What about the dream the other night that someone had stolen my briefcase with all my important papers and identification? Identity theft – now who are you dreaming about? Who are you tipping towards and away from? Who are you really – this flimsy character? Or a big strong girl with big beating heart unbreakable, resilient, bending towards the light? For survival.  

Here was my affirmation today:

Today I embrace the darkness and I willingly bring light into the dark places of my life. As my light expands, I stand more fully in the truth of my wholeness, and the seeming darkness is dispelled. I always have access to light.

Mardi Gras Hangover

Wednesday, February 6th, 2008

This year Mardi Gras came early – it was the third consecutive Mardi Gras I’ve been to since leaving for California in 1990. I came out in ’05 before moving here late May the same year. 

2008 was a great Fat Tuesday – my band of angels were the perfect companions to travel the streets with and negotiate a crowd. 

I wasn’t ready for Mardi Gras this year – it was coming too early and I had just recovered from a holiday season that bar none beat every holiday season thus far (but was exhausting in its revelry) and then the Puerto Rico trip came suddenly and with San Sebastian Festival happening and friends here and there to dance with, well, again there I was, so I came home thinking, Mardi Gras, so soon? 

I wearily went to see Muses even after it was changed to Friday and then for Endymion, I was still looking for my groove but on Fat Tuesday morning, I found it lickety split and hit the ground running.
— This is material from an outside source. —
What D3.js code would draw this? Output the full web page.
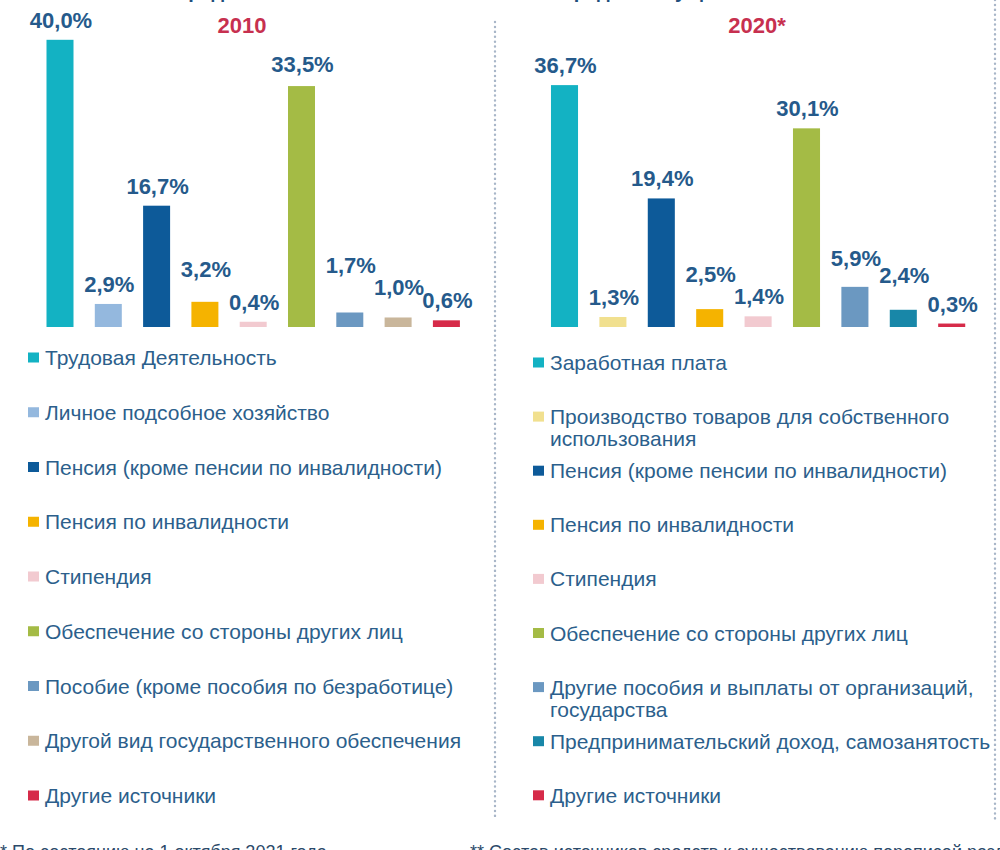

Maybe it was the primer the day before with the second line impromptu in front of the Mother in Law lounge, maybe it was Ivette dancing on the front porch as if it were her stage and the bayou her adoring fans the night before, maybe it was all the champagne before 10AM, or, who knows, maybe it was my MGS – hard to say – I’m digging this reinvention of the holidays I got going on here – u heard?

But now there is the post-MG realization that it’s over and wont come again till next year and that Jazz Fest is a ways a way and so it’s nose to the grindstone, tuck the wigs back in their boxes, black and white takes over from the purple, green and gold, and there is no real reason to be drinking a daiquiri before 10AM. Sigh. Big sigh. 

When your daily affirmation seems grander than the morning itself

Wednesday, February 6th, 2008

Naturally, your affirmations are supposed to be about bigness, grandness, openness – but today on Ash Wednesday, this affirmation seems wow:

Today I release old concepts of who I am. I open to see myself through the lens of the infinite. Limitless possibility lies before me. I allow myself to be drawn forth by a greater vision for my life.